On 3 January 1918 Trooper Maher transferred back to the 8th Light Horse Regiment who were now located at Belah in the Gaza Strip. They remained there for several months before moving up to Selmeh. It was here that the regiment participated in a successful attack on Es-Salt commencing on 30 April 1918. In May, the regiment relocated to Wadi-el-Auja, and in June of 1918 they were moved to Solomons Pools. The key battle of Abu Tellul began on 14 July 1918 and the 8th Light Horse Regiment were relocated again, this time to Mussallabeh to defend the heights on the edge of the Judean Hills. Here they came under enemy shelling every day from both the Turkish and German forces.
On the 23 July 1918 there was only light enemy shelling and just two men were injured. One of these was Trooper Maher who required evacuation while the other man was able to remain on duty. Bernard Maher had received a serious shell wound to his right thigh and was treated by the 3rd Light Horse Field Ambulance before eventually being transferred to the 31st General Hospital at Abbassia in Cairo where he remained until 3 November 1918.

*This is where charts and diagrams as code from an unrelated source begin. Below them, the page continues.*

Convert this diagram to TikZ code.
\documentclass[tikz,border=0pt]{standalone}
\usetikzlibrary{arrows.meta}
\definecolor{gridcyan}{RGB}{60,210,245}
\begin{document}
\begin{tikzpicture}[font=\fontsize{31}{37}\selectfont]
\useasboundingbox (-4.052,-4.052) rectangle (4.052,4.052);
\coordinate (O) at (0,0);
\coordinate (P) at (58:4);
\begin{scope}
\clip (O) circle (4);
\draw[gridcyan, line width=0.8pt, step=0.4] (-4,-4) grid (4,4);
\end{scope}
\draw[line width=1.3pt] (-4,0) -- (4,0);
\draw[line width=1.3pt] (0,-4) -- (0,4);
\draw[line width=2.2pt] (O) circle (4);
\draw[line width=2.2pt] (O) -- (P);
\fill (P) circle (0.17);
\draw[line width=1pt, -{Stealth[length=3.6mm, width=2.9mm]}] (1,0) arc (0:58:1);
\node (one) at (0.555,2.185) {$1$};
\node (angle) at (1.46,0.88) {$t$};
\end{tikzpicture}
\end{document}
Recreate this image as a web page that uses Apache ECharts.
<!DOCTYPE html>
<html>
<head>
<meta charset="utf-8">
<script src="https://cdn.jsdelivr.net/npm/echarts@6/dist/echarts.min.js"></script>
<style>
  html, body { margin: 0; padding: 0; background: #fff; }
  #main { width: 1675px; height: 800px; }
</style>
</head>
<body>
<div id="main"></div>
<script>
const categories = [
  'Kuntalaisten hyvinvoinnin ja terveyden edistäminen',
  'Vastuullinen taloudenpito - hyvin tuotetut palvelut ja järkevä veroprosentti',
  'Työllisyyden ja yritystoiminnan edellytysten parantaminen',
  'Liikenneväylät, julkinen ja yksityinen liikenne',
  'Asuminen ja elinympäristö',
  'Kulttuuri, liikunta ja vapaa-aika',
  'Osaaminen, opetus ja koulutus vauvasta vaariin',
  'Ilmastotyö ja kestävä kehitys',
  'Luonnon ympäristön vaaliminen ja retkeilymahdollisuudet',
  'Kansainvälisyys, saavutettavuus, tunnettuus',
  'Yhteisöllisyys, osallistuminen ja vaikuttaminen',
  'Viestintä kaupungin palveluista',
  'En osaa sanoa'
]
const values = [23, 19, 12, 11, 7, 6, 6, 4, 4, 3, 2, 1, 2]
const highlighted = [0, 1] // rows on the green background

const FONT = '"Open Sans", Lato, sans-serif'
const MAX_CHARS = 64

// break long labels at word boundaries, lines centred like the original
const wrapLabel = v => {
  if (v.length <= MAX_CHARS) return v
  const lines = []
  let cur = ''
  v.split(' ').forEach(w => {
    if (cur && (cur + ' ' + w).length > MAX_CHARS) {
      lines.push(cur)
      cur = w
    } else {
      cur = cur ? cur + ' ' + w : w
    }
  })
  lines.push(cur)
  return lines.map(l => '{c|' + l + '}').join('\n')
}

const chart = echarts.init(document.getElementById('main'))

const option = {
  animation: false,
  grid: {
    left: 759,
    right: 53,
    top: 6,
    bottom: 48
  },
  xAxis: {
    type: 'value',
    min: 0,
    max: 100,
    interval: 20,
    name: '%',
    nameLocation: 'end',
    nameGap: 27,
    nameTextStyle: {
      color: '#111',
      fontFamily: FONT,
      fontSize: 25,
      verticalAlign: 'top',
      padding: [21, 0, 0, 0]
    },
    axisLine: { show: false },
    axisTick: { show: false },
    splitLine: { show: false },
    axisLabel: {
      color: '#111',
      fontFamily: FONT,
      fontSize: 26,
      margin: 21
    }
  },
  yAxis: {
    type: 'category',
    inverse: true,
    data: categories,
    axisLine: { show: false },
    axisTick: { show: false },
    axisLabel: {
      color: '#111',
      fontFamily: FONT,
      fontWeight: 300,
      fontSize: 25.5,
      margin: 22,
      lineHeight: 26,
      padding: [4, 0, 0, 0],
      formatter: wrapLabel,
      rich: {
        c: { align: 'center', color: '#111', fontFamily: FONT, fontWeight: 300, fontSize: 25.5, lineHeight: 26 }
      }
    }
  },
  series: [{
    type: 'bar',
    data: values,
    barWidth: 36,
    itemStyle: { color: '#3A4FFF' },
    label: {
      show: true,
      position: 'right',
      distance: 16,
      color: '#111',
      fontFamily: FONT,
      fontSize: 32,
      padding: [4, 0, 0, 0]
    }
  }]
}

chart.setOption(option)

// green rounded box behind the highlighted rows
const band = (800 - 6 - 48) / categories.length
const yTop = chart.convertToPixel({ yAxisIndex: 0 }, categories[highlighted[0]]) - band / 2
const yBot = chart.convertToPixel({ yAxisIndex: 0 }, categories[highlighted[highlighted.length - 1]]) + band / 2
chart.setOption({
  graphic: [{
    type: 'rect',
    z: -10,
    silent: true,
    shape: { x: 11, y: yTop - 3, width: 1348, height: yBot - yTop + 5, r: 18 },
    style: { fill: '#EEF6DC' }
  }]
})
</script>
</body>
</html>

He was at an Australian convalescence camp at Helouan when peace was declared on 11 November 1918. He rejoined his 8th Light Horse Regiment who were still on duty at Moascar in Ismailia on 4 March 1919. The regiment then relocated to Minet-el-Gamh where they were utilised in protecting the railway and telegraph lines between Benha and Zagazig. These facilities were constantly being attacked by local tribesmen and therefore daily patrols were necessary. Following disturbances by the natives at Zagazig on 14 May 1919 the regiment relocated their camp to that city and continued their protection duties before returning to Moascar in early June 1919.

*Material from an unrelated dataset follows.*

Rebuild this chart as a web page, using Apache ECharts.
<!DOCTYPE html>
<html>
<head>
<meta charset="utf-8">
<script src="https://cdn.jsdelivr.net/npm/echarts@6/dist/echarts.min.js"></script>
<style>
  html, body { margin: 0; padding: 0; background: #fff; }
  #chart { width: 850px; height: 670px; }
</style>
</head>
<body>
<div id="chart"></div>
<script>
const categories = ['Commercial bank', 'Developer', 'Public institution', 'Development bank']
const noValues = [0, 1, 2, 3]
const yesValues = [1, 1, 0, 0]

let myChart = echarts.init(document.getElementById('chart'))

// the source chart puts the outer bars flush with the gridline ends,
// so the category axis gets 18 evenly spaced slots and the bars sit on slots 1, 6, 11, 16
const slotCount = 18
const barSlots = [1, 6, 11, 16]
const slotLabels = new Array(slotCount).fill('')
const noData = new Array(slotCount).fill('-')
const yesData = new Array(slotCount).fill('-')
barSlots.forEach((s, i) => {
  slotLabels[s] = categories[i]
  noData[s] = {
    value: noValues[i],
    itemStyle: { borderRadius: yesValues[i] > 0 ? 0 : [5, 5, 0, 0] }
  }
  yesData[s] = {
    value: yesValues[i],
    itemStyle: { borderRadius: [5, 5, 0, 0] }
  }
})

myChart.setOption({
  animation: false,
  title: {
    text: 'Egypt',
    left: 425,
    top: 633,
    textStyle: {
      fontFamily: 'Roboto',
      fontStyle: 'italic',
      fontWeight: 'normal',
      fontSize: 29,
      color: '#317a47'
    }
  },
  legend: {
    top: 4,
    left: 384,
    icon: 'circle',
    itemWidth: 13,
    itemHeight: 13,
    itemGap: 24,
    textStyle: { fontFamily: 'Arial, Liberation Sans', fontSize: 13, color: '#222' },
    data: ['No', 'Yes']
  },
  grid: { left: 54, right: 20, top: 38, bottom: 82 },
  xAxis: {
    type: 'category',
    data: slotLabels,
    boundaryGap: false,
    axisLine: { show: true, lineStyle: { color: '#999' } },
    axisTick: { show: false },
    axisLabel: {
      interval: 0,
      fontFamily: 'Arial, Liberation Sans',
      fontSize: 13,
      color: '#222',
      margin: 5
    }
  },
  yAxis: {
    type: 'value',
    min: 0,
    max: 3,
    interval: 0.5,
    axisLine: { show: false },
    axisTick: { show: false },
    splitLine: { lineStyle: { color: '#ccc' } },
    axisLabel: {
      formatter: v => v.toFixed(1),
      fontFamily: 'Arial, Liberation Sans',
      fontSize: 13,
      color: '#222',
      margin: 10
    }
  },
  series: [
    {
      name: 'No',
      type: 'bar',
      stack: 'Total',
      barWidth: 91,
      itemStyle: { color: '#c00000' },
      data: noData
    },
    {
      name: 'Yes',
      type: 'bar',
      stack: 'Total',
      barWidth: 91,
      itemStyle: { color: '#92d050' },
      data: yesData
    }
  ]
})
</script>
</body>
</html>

The 8th Light Horse Regiment embarked, at Kantara, onboard HT Malta on 3 July 1919 and docked at Port Melbourne on 7 August 1919 and the men were then taken to Victoria Barracks, before being reunited with their families. Bernard initially returned to Laverton and was living on the family property known as ‘Laverton Park’. Bernard Maher was presented with a Shire of Werribee gold medal at a function held in the Mechanic’s Hall in December 1919.

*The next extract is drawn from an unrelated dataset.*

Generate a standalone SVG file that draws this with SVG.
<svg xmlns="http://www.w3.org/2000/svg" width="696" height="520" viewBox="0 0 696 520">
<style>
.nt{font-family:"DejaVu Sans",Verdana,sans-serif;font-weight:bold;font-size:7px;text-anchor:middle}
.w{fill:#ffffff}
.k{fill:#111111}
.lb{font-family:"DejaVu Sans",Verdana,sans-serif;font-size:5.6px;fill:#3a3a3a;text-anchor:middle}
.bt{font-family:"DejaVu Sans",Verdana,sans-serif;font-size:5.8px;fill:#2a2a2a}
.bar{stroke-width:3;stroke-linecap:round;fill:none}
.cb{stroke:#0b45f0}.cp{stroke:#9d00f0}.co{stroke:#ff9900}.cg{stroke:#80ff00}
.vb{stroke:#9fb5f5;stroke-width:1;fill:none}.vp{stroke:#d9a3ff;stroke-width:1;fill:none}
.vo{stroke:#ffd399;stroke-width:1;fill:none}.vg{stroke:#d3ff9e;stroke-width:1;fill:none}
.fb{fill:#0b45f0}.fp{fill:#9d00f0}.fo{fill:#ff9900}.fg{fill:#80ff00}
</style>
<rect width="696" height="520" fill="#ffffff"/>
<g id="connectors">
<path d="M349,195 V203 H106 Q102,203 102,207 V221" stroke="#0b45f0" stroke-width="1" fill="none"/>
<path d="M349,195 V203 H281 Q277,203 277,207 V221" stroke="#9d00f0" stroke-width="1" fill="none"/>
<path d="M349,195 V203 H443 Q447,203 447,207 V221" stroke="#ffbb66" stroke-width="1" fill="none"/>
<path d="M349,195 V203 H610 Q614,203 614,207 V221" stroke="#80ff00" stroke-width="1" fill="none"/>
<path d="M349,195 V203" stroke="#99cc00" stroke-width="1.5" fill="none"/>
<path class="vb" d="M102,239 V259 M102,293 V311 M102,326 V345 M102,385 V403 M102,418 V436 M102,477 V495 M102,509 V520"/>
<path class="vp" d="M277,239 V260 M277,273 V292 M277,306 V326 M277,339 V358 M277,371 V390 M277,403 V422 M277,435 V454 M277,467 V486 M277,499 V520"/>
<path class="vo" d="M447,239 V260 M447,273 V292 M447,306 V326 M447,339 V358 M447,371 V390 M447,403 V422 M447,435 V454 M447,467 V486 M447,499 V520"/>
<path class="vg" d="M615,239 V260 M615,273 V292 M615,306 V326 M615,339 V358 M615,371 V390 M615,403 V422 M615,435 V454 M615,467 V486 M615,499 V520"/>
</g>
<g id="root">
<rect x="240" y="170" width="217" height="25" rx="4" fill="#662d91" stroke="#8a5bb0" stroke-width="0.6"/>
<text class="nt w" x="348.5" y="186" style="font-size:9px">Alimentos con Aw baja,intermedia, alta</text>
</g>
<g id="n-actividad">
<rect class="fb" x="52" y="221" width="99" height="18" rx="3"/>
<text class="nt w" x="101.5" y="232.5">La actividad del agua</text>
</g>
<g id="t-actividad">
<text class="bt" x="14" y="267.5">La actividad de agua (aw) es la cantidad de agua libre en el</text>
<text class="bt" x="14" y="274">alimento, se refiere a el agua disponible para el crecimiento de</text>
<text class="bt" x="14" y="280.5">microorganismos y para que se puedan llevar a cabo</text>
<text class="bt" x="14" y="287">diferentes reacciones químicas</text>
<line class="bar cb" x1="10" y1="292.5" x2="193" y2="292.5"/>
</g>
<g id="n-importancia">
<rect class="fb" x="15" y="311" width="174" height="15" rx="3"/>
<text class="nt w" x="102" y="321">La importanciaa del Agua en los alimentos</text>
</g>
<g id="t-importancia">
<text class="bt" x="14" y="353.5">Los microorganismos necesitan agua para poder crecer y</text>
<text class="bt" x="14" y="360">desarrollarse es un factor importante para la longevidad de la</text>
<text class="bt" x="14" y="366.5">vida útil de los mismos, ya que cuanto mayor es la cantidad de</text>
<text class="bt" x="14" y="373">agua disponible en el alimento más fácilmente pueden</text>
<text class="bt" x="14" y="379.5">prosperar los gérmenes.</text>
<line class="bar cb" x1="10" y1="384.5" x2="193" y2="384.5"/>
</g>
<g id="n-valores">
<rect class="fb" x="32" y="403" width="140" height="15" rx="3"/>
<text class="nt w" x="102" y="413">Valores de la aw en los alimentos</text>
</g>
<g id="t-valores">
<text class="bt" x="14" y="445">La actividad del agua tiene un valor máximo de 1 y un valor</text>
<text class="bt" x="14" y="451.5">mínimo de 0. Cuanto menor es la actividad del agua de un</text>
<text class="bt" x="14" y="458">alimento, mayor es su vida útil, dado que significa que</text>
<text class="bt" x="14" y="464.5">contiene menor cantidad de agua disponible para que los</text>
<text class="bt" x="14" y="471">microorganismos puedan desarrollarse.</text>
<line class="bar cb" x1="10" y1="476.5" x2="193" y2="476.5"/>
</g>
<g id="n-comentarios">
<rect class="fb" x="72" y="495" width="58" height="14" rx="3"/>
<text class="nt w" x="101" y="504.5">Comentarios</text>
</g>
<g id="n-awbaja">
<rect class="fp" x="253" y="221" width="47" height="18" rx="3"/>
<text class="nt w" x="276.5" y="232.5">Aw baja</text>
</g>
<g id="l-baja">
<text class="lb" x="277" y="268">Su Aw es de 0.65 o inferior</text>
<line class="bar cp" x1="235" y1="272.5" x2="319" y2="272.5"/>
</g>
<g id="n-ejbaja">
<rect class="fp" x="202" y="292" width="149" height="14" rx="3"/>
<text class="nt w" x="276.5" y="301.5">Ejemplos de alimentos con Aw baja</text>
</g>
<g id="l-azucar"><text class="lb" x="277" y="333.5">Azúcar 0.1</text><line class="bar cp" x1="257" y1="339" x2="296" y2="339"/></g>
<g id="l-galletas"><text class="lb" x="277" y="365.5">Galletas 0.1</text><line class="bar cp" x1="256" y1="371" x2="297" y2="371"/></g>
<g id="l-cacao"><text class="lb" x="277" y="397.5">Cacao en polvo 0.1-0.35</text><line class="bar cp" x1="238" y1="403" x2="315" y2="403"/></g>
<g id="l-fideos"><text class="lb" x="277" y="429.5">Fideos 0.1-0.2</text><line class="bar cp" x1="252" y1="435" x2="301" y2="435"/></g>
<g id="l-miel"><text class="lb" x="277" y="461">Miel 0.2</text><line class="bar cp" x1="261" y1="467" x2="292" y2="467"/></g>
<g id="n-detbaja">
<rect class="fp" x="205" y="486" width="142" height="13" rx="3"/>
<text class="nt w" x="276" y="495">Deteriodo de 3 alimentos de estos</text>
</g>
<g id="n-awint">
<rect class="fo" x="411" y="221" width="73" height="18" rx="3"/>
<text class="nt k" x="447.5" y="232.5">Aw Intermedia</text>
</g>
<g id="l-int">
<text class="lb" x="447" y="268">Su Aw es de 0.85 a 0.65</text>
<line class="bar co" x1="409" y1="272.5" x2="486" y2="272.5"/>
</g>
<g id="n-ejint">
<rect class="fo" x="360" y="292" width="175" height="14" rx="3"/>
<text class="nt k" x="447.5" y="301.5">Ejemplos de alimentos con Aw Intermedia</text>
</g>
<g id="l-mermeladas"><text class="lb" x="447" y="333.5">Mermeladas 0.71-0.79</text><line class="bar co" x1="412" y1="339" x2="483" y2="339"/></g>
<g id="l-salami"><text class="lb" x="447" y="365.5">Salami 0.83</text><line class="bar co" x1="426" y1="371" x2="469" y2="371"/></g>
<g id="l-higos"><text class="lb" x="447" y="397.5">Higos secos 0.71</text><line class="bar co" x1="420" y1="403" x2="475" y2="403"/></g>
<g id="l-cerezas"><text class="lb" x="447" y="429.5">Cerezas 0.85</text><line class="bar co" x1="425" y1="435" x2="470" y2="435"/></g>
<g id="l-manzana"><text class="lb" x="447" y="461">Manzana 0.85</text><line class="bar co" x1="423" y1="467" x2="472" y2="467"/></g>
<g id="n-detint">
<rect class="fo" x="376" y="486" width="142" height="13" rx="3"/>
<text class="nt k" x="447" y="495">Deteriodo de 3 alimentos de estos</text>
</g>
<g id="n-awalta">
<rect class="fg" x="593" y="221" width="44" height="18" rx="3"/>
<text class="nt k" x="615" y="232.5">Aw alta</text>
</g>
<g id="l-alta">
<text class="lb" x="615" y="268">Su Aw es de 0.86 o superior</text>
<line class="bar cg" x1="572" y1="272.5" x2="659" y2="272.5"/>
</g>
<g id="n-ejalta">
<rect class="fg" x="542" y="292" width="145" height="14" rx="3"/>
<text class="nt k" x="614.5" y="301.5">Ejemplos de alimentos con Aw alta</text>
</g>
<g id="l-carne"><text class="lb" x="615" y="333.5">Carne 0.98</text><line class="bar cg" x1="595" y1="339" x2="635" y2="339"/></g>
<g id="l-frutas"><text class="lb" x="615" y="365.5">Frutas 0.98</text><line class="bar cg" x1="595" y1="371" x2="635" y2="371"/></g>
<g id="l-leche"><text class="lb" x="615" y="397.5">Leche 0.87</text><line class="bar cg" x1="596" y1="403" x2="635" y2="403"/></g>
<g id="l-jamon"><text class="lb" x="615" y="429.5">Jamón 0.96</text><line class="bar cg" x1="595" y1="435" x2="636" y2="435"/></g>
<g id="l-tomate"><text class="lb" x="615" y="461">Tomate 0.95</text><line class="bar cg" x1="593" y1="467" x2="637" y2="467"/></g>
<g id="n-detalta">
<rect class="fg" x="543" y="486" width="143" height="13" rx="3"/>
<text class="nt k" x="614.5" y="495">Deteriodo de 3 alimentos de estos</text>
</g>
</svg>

In 1925 Bernard married Lilian Rose Stewart and the couple moved to Clarke Street Northcote. By 1931 Bernard was now employed as a postal worker in the Northcote/Brunswick area and the couple had two children Bernard (Jnr) and Sylvia May. Tragedy struck the family in 1939 when their only son died at the age of 12. At this time the family were still living in Brunswick. By the early 1940’s the family moved to live in East Brunswick and Bernard was still employed with the postal service.
Bernard Maher continued working in the postal service until his unexpected death on 26 December 1958 at the age of 61. He is buried within the Melbourne General Cemetery, alongside his father, Bernard Joseph, and his sister, Florence Barden, in the immediacy to the final resting place of his mother, Margaret Maher, all within unmarked graves. Lillian Rose Maher remained living at East Brunswick until she passed away on 19 October 1962 at the age of 58. Lillian is interred at the Fawkner Memorial Park.